Secrets Left to Post: 01 pages, 20 secrets from Secret Submission Post #748.
Secrets Not Posted: [ 0 - broken links ], [ 0 - not!secrets ], [ 0 - not!fandom ], [ 0 - too big ], [ 0 - repeat ].
Current Secret Submissions Post: here.
Suggestions, comments, and concerns should go here.

(Anonymous) 2021-04-28 02:10 am (UTC)(link)
Mages in the main setting are called Grisha after the guy who first started formally training mages, who has also in the intervening centuries come to be worshipped as a saint. People like pointing to it as a piece of bad world building, but it's...not really all that different from, say, the Knights of St. George.

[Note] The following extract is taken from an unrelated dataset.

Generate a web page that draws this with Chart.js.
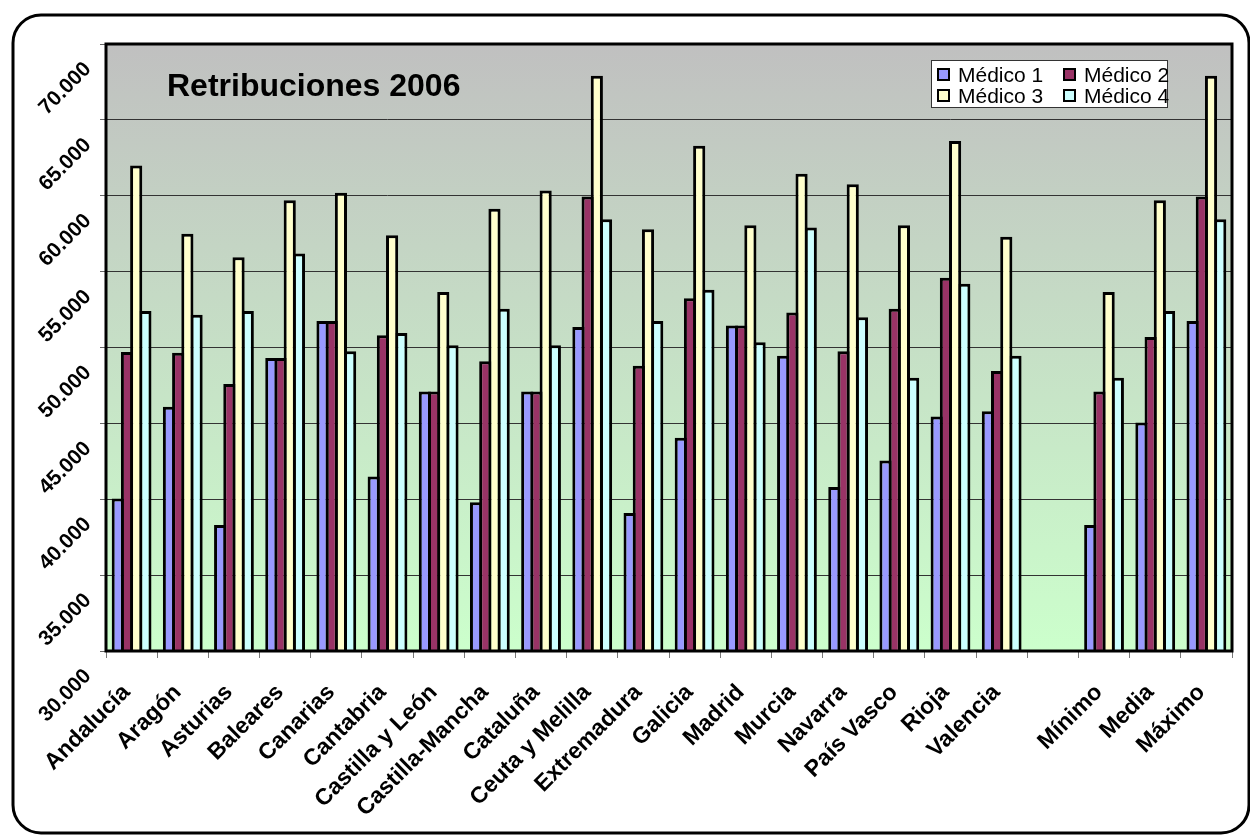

(Anonymous) 2021-04-28 03:29 am (UTC)(link)
Grisha is a diminutive, not actually a name in Russian. So it would be more like the Knights of St. Georgie.

(Anonymous) 2021-04-28 06:40 am (UTC)(link)
Yeah, but considering it's not actually *Russia* we're reading about, I don't see the big deal. I myself read works from diaspora writers of my own culture and notice mistakes pretty often, and I know it's because many of them grew up in other cultures and don't know the language. It doesn't bother me the way that offensive portrayals of my culture would.

(Anonymous) 2021-04-28 07:34 am (UTC)(link)
DA

I honestly don't think you can get how silly and unnutural things seem unelss you acctually speak the language very well. There's nothing really wrong about it, but a Russian speaker wouldn't use this as a moniker. And I doubt an ENglish-speaking fantasy writer would call the mages of her books "Joies" or "Timmies" or something like that when they're supposed to be treated seriously in the text. There are certain patterns in the way people use language, certain emotive qualities that decide why this or that way of phrasing things get adopted, and Grisza, as a word, is not doing anything that would textually work here.

(Anonymous) 2021-04-28 11:35 am (UTC)(link)
I think that would depend on the reader. Again, if the story were set in Russia, it would strike me as outlandish. I can sufficiently set aside fantasy universes, since I'm so used to doing it for stories based on the Anglosphere, which I initially engaged with as an outsider. Haven't run into the Timmies yet but there are plenty of other things that would not stand up to close linguistic scrutiny in English-speaking fantasy.